# WRITTEN PROBLEM:
Do any lines in the data below contain "chart"? If so, copy every one of them.

# COLLECTED MATERIAL:
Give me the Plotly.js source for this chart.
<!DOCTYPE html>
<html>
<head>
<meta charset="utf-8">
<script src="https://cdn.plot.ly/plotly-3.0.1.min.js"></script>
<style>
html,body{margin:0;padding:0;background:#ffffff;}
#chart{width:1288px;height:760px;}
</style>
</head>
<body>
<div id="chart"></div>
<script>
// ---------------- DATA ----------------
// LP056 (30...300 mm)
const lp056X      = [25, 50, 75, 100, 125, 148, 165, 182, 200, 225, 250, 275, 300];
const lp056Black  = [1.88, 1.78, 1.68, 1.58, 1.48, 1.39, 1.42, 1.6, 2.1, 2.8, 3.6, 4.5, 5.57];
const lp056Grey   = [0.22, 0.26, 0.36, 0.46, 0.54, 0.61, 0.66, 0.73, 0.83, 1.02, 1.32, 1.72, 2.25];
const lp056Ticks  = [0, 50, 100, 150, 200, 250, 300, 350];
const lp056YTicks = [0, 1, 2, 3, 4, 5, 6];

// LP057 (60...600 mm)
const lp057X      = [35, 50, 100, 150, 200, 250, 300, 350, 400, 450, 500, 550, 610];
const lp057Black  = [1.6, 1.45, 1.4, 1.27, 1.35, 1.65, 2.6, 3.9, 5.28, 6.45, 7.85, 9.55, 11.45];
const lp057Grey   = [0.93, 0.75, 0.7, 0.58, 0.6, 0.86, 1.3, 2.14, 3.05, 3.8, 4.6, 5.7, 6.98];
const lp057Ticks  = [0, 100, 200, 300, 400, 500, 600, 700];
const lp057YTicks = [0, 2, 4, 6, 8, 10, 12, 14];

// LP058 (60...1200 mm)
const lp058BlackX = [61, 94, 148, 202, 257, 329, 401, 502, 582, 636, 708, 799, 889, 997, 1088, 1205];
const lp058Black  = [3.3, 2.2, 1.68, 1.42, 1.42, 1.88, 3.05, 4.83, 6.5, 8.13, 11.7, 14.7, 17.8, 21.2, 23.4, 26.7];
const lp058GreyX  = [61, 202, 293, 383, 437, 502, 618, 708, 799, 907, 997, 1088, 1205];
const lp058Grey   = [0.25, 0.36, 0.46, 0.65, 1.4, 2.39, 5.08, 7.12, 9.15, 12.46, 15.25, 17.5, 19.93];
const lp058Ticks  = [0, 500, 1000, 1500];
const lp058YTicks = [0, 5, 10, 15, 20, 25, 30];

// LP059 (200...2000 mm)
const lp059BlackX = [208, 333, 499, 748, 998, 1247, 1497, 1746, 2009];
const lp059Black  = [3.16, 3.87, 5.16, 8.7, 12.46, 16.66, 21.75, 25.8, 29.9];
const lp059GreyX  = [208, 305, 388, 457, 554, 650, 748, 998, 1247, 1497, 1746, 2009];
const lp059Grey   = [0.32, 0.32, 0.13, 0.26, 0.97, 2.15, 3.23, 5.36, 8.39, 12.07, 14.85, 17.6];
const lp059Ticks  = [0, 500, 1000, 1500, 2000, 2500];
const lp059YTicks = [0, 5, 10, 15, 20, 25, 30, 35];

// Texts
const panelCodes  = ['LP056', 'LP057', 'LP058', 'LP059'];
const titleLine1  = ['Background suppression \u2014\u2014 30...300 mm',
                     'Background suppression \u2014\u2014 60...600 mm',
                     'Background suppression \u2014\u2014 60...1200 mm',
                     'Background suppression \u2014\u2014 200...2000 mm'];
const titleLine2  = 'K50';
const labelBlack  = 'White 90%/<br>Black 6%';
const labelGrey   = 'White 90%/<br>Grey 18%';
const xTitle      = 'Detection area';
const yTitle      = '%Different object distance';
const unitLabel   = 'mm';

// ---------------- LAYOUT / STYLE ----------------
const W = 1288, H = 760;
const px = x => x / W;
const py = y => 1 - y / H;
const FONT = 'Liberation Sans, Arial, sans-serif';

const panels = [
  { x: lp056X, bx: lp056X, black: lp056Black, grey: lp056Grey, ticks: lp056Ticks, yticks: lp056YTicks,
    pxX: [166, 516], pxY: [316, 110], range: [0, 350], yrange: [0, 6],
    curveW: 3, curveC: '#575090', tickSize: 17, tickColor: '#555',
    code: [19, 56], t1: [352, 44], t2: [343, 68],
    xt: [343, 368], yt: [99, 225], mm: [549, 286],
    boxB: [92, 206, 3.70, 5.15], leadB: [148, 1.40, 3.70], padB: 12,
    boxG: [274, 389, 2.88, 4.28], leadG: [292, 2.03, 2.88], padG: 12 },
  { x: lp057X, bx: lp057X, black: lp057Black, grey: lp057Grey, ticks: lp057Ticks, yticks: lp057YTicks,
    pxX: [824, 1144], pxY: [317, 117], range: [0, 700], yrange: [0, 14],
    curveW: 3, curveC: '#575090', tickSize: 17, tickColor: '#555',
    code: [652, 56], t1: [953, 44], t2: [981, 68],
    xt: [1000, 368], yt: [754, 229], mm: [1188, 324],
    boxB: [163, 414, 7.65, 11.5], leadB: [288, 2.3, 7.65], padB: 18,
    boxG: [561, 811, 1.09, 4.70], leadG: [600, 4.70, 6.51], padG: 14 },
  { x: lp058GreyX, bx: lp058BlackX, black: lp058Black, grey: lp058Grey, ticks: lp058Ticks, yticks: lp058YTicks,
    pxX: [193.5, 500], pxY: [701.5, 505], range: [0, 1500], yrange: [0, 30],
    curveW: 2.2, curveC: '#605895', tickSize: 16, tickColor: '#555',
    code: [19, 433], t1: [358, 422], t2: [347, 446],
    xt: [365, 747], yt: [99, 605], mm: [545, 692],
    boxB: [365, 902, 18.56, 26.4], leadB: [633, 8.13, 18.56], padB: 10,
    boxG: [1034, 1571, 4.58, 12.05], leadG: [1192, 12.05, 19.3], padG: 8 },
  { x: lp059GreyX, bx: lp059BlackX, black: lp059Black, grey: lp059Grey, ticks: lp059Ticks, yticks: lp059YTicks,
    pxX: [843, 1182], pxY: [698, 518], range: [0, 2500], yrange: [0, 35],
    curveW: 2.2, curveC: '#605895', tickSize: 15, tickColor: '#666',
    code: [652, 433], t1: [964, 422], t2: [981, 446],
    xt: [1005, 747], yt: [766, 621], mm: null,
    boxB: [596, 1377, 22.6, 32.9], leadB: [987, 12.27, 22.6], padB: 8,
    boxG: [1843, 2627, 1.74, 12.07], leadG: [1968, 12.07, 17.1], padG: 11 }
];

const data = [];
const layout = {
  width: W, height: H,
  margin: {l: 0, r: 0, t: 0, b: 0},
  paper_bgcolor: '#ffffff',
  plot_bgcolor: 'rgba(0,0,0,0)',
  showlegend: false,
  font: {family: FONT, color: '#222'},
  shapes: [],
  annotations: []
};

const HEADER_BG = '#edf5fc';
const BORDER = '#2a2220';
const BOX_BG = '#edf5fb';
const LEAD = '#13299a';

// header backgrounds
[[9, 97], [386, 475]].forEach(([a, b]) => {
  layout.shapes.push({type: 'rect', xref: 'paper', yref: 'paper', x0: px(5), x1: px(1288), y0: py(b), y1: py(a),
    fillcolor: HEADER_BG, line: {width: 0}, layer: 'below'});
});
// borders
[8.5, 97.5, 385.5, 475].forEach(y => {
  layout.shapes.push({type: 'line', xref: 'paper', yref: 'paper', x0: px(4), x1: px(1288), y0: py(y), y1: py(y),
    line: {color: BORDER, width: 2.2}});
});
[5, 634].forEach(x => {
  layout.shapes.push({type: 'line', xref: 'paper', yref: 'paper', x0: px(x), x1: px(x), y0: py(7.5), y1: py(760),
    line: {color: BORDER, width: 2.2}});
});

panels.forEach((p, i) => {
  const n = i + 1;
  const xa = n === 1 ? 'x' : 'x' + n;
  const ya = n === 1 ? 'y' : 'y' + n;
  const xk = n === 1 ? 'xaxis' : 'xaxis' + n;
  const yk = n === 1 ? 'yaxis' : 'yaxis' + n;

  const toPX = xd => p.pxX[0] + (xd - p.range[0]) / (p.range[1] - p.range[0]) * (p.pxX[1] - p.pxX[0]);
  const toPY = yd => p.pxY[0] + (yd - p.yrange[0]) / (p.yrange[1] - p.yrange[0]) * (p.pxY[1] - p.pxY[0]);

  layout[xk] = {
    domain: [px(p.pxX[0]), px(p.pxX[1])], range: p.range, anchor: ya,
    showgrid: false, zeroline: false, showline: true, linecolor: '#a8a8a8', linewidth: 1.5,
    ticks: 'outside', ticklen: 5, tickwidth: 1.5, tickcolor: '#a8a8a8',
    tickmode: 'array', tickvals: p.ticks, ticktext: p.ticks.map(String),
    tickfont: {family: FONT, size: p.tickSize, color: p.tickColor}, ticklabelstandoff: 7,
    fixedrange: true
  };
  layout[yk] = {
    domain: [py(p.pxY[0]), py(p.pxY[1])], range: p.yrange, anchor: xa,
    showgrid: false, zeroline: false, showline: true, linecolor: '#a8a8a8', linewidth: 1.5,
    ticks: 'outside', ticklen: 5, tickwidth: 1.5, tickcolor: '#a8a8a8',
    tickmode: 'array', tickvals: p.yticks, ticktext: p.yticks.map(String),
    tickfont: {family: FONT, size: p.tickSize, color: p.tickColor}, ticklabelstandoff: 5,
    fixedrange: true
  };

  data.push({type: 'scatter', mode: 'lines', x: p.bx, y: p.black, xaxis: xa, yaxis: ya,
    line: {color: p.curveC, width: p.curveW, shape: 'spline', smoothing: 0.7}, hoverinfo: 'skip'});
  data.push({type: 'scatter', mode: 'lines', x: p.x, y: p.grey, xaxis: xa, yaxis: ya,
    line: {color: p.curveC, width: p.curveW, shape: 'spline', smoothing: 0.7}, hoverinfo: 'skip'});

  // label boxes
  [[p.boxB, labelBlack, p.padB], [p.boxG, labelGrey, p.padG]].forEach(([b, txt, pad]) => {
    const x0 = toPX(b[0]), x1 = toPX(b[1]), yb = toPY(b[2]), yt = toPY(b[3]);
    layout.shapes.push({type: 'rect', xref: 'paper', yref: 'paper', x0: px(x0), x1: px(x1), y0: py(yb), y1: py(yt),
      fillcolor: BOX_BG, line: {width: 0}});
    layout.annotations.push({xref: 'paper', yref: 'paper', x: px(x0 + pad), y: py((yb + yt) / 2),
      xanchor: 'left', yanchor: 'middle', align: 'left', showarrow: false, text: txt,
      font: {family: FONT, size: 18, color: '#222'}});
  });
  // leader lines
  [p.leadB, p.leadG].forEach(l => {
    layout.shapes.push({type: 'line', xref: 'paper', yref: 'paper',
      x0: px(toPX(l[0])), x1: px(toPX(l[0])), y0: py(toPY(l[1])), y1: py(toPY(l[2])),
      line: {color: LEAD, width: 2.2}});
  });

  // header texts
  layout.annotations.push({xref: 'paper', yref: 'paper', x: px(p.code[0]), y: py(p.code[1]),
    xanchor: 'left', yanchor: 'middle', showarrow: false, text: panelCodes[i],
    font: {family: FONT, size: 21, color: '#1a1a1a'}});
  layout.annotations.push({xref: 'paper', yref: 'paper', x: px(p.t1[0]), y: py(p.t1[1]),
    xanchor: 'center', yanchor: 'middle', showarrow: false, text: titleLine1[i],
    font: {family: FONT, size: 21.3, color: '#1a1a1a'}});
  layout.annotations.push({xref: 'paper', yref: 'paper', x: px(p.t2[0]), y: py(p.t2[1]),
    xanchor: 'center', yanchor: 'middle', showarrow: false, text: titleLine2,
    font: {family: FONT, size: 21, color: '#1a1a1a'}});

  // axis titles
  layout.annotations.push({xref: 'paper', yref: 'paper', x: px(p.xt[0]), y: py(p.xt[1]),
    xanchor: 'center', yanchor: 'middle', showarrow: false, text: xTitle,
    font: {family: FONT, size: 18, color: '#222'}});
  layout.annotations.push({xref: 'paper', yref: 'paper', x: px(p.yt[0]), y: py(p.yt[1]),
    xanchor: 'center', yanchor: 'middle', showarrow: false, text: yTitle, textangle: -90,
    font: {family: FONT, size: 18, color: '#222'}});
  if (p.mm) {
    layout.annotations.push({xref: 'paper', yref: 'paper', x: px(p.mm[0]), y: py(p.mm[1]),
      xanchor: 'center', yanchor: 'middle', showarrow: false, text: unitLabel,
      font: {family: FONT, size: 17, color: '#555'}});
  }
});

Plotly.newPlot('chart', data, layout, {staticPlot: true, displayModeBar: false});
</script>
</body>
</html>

# THE REPLY:
Give me the Plotly.js source for this chart.
#chart{width:1288px;height:760px;}
<div id="chart"></div>
Plotly.newPlot('chart', data, layout, {staticPlot: true, displayModeBar: false});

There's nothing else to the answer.